The enormous plates of chips we had with lunch had seemed like a good idea until we had to lug our bellies out of town and up the unforgiving gradients of the main road, a broad expanse of heat-reflecting tarmac. The turn to the D69 isn’t far, and it’s back to pleasantly quiet roads. Last time we were here, the final climb was all in forest but it clearly wasn’t now and the final zigzags were all too obvious in their brutal nakedness. Forest fires to are to blame, but there is new growth. The descent is shaded, and where there are gaps, you can see right down to the beach.
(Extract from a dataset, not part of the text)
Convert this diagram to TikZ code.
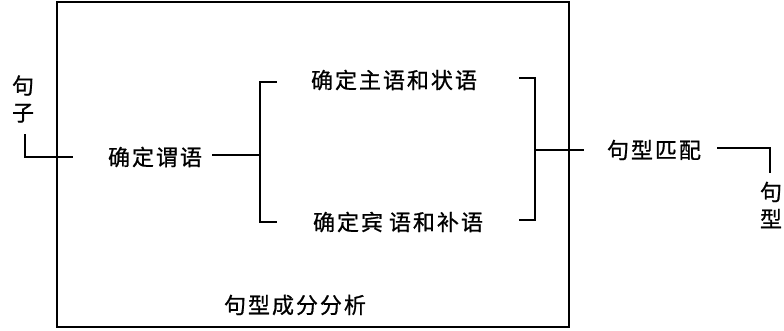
\documentclass[tikz,border=0pt]{standalone}
\usepackage{fontspec}
\newfontfamily\cjk[LetterSpace=9,FakeBold=0.8]{Noto Sans CJK SC}
\begin{document}
\begin{tikzpicture}[x=1pt,y=-1pt,
  conn/.style={line width=1.6pt, line cap=rect},
  frame/.style={line width=2pt},
  lbl/.style={font=\cjk\fontsize{22}{27}\selectfont, inner sep=0pt, align=center}]
\useasboundingbox (0,0) rectangle (784,330);
% outer frame
\draw[frame] (57,2) rectangle (569,327);
% nodes
\node[lbl] (sent) at (23,99) {句\\子};
\node[lbl] (pred) at (155,157) {确定谓语};
\node[lbl] (subj) at (394,80) {确定主语和状语};
\node[lbl] (obj)  at (398,222) {确定宾\hspace{6pt}语和补语};
\node[lbl] (match) at (654,150) {句型匹配};
\node[lbl] (out) at (771,205) {句\\型};
\node[lbl] (title) at (295,305) {句型成分分析};
% coordinates for connectors
\coordinate (s1) at (25,135);
\coordinate (s2) at (72,157);
\coordinate (p1) at (213,155);
\coordinate (lb) at (260,155);
\coordinate (lt1) at (276,82);
\coordinate (lb1) at (276,222);
\coordinate (rt1) at (520,78);
\coordinate (rb1) at (520,220);
\coordinate (rb) at (535,150);
\coordinate (m1) at (583,150);
\coordinate (m2) at (718,148);
\coordinate (o1) at (770,172);
% connectors
\draw[conn] (s1) |- (s2);
\draw[conn] (p1) -- (lb);
\draw[conn] (lt1) -- (lb |- lt1) -- (lb |- lb1) -- (lb1);
\draw[conn] (rt1) -- (rb |- rt1) -- (rb |- rb1) -- (rb1);
\draw[conn] (rb) -- (m1);
\draw[conn] (m2) -| (o1);
\end{tikzpicture}
\end{document}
But we weren’t going that way, we had to finish with yet another climb. And Colin had planned this ride? But it was cool and quiet in the late afternoon, and it’s not at all steep.

Olivese-Aullène. Mostly road, but with a bit of track. We parked near the top of the Col de Vaccia, same layby as before, rode down to just past the D428 junction and took a left onto a cart-track running below the road, through some bergeries and small plots. This was a delight, you ride through low shrubbery of broom, hawthorn, bracken and bramble. There are hundreds of pigs, there are tidy vegetable plots, and half-buried cottages. The track meets the Olivese road below the Vaccia refuge. We took the road down: it’s more scary in descent with the unfenced sides. From Olivese to Moca you’ll find a few cars, from Moca the little road climbs up and you have that to yourselves. That’s a nice stretch, with forest above you and crags poking out. You meet the D420 just below the Col St Eustache, and this does have traffic. The Col has a cafe but is not the high point, the road continues up but the rocks above are increasingly like lurid red surrealist fanstasy rocks and a diverting sight. We had toyed with the idea of doing some tracks above the road but it didn’t seem worth it and as usual we were more interested in finding lunch. There are plenty of places in Aullène. The Hotel de la Poste has a good menu but perhaps not best suited to those who have to ride up a pass soon after. The owners (I think) have compiled a collection of walking routes and cycling routes based from here.